Will you output all of the data below exactly, omitting the images?

========

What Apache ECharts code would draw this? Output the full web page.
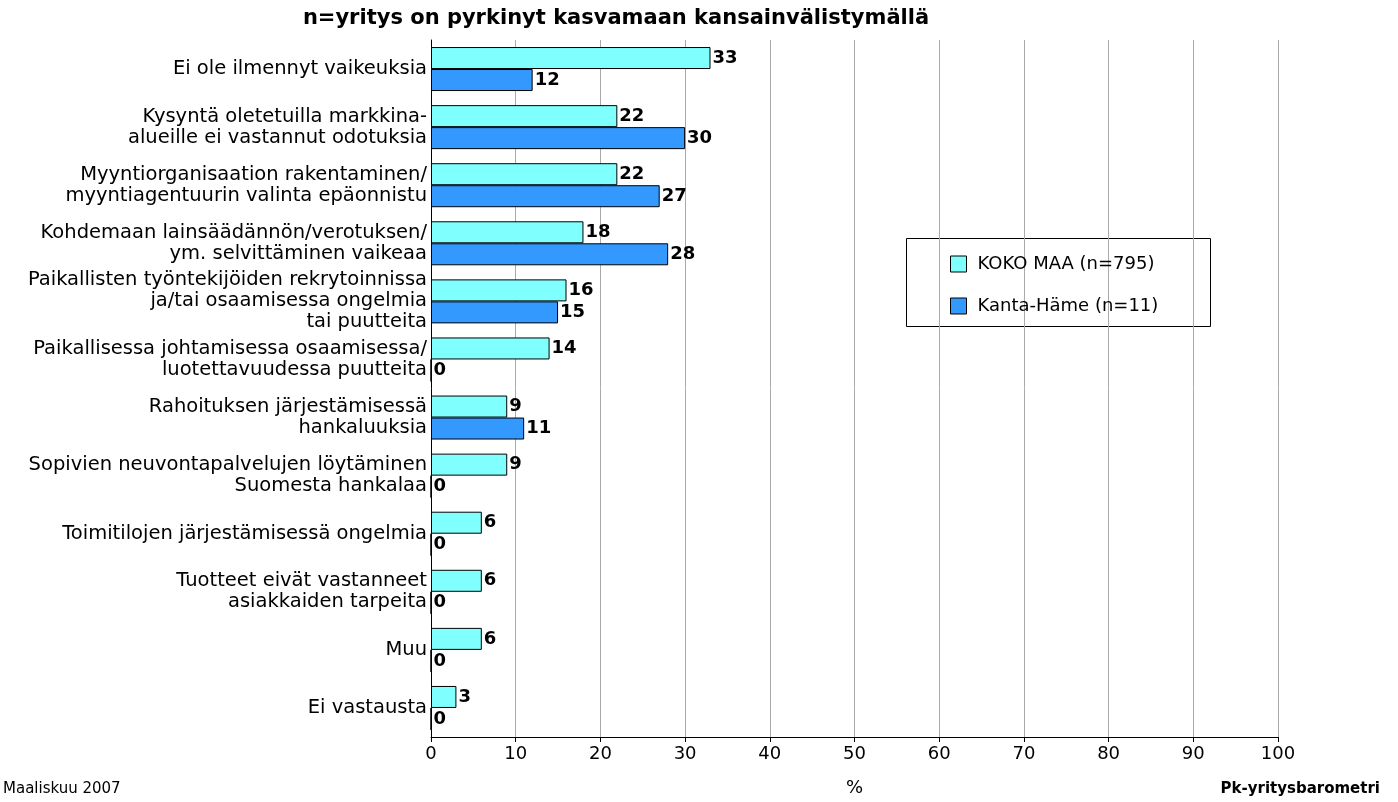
<!DOCTYPE html>
<html><head><meta charset="utf-8">
<script src="https://cdn.jsdelivr.net/npm/echarts@6/dist/echarts.min.js"></script>
<style>html,body{margin:0;padding:0;background:#fff}#c{width:1398px;height:802px}</style>
</head><body><div id="c"></div>
<script>
const categories = [
 "Ei ole ilmennyt vaikeuksia",
 "Kysyntä oletetuilla markkina-\nalueille ei vastannut odotuksia",
 "Myyntiorganisaation rakentaminen/\nmyyntiagentuurin valinta epäonnistu",
 "Kohdemaan lainsäädännön/verotuksen/\nym. selvittäminen vaikeaa",
 "Paikallisten työntekijöiden rekrytoinnissa\nja/tai osaamisessa ongelmia\ntai puutteita",
 "Paikallisessa johtamisessa osaamisessa/\nluotettavuudessa puutteita",
 "Rahoituksen järjestämisessä\nhankaluuksia",
 "Sopivien neuvontapalvelujen löytäminen\nSuomesta hankalaa",
 "Toimitilojen järjestämisessä ongelmia",
 "Tuotteet eivät vastanneet\nasiakkaiden tarpeita",
 "Muu",
 "Ei vastausta"
];
const kokoMaa = [33,22,22,18,16,14,9,9,6,6,6,3];
const kantaHame = [12,30,27,28,15,0,11,0,0,0,0,0];
const xTicks = [0,10,20,30,40,50,60,70,80,90,100];
const F = 'DejaVu Sans';
const lbl = {show:true,position:'right',color:'#000',fontWeight:'bold',fontSize:18,fontFamily:F,distance:2};
const chart = echarts.init(document.getElementById('c'));
chart.setOption({
 animation:false,
 textStyle:{fontFamily:F},
 grid:{left:431,right:120,top:40,bottom:62},
 legend:{orient:'vertical',left:945,top:250,itemGap:24,icon:'rect',
   itemWidth:16,itemHeight:16,
   itemStyle:{borderColor:'#000',borderWidth:1},
   textStyle:{fontSize:18,color:'#000',fontFamily:F,padding:[0,0,0,6]},
   data:['KOKO MAA (n=795)','Kanta-Häme (n=11)']},
 xAxis:{type:'value',min:0,max:100,interval:10,
   axisLine:{show:true,lineStyle:{color:'#000'}},axisTick:{show:true,length:5,lineStyle:{color:'#000'}},
   axisLabel:{fontSize:18,color:'#000',fontFamily:F,formatter:v=>xTicks.includes(v)?String(v):''},
   splitLine:{show:true,lineStyle:{color:'#aaa'}},
   name:'%',nameLocation:'middle',nameGap:42,nameTextStyle:{fontSize:18,color:'#000',fontFamily:F}},
 yAxis:{type:'category',data:categories,inverse:true,
   axisLine:{show:true,lineStyle:{color:'#000'}},axisTick:{show:false},
   axisLabel:{fontSize:19.5,color:'#000',fontFamily:F,lineHeight:21,margin:4,align:'right'}},
 series:[
  {name:'KOKO MAA (n=795)',type:'bar',data:kokoMaa,barWidth:22,barGap:'0%',
   itemStyle:{color:'#80FFFF',borderColor:'#000',borderWidth:1},label:lbl},
  {name:'Kanta-Häme (n=11)',type:'bar',data:kantaHame,barWidth:22,
   itemStyle:{color:'#3399FF',borderColor:'#000',borderWidth:1},label:lbl}
 ],
 graphic:[
  {type:'rect',left:904,top:236,shape:{width:304,height:88},style:{fill:'none',stroke:'#000',lineWidth:1},z:-1},
  {type:'text',x:616,y:8,style:{text:'n=yritys on pyrkinyt kasvamaan kansainvälistymällä',align:'center',fontSize:21,fontWeight:'bold',fill:'#000',fontFamily:F}},
  {type:'text',left:3,top:782,style:{text:'Maaliskuu 2007',fontSize:15,fill:'#000',fontFamily:F}},
  {type:'text',right:18,top:782,style:{text:'Pk-yritysbarometri',fontSize:15,fontWeight:'bold',fill:'#000',fontFamily:F}}
 ]
});
</script></body></html>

========

TASK RESPONSE →
What Apache ECharts code would draw this? Output the full web page.
<!DOCTYPE html>
<html><head><meta charset="utf-8">
<script src="https://cdn.jsdelivr.net/npm/echarts@6/dist/echarts.min.js"></script>
<style>html,body{margin:0;padding:0;background:#fff}#c{width:1398px;height:802px}</style>
</head><body><div id="c"></div>
<script>
const categories = [
 "Ei ole ilmennyt vaikeuksia",
 "Kysyntä oletetuilla markkina-\nalueille ei vastannut odotuksia",
 "Myyntiorganisaation rakentaminen/\nmyyntiagentuurin valinta epäonnistu",
 "Kohdemaan lainsäädännön/verotuksen/\nym. selvittäminen vaikeaa",
 "Paikallisten työntekijöiden rekrytoinnissa\nja/tai osaamisessa ongelmia\ntai puutteita",
 "Paikallisessa johtamisessa osaamisessa/\nluotettavuudessa puutteita",
 "Rahoituksen järjestämisessä\nhankaluuksia",
 "Sopivien neuvontapalvelujen löytäminen\nSuomesta hankalaa",
 "Toimitilojen järjestämisessä ongelmia",
 "Tuotteet eivät vastanneet\nasiakkaiden tarpeita",
 "Muu",
 "Ei vastausta"
];
const kokoMaa = [33,22,22,18,16,14,9,9,6,6,6,3];
const kantaHame = [12,30,27,28,15,0,11,0,0,0,0,0];
const xTicks = [0,10,20,30,40,50,60,70,80,90,100];
const F = 'DejaVu Sans';
const lbl = {show:true,position:'right',color:'#000',fontWeight:'bold',fontSize:18,fontFamily:F,distance:2};
const chart = echarts.init(document.getElementById('c'));
chart.setOption({
 animation:false,
 textStyle:{fontFamily:F},
 grid:{left:431,right:120,top:40,bottom:62},
 legend:{orient:'vertical',left:945,top:250,itemGap:24,icon:'rect',
   itemWidth:16,itemHeight:16,
   itemStyle:{borderColor:'#000',borderWidth:1},
   textStyle:{fontSize:18,color:'#000',fontFamily:F,padding:[0,0,0,6]},
   data:['KOKO MAA (n=795)','Kanta-Häme (n=11)']},
 xAxis:{type:'value',min:0,max:100,interval:10,
   axisLine:{show:true,lineStyle:{color:'#000'}},axisTick:{show:true,length:5,lineStyle:{color:'#000'}},
   axisLabel:{fontSize:18,color:'#000',fontFamily:F,formatter:v=>xTicks.includes(v)?String(v):''},
   splitLine:{show:true,lineStyle:{color:'#aaa'}},
   name:'%',nameLocation:'middle',nameGap:42,nameTextStyle:{fontSize:18,color:'#000',fontFamily:F}},
 yAxis:{type:'category',data:categories,inverse:true,
   axisLine:{show:true,lineStyle:{color:'#000'}},axisTick:{show:false},
   axisLabel:{fontSize:19.5,color:'#000',fontFamily:F,lineHeight:21,margin:4,align:'right'}},
 series:[
  {name:'KOKO MAA (n=795)',type:'bar',data:kokoMaa,barWidth:22,barGap:'0%',
   itemStyle:{color:'#80FFFF',borderColor:'#000',borderWidth:1},label:lbl},
  {name:'Kanta-Häme (n=11)',type:'bar',data:kantaHame,barWidth:22,
   itemStyle:{color:'#3399FF',borderColor:'#000',borderWidth:1},label:lbl}
 ],
 graphic:[
  {type:'rect',left:904,top:236,shape:{width:304,height:88},style:{fill:'none',stroke:'#000',lineWidth:1},z:-1},
  {type:'text',x:616,y:8,style:{text:'n=yritys on pyrkinyt kasvamaan kansainvälistymällä',align:'center',fontSize:21,fontWeight:'bold',fill:'#000',fontFamily:F}},
  {type:'text',left:3,top:782,style:{text:'Maaliskuu 2007',fontSize:15,fill:'#000',fontFamily:F}},
  {type:'text',right:18,top:782,style:{text:'Pk-yritysbarometri',fontSize:15,fontWeight:'bold',fill:'#000',fontFamily:F}}
 ]
});
</script></body></html>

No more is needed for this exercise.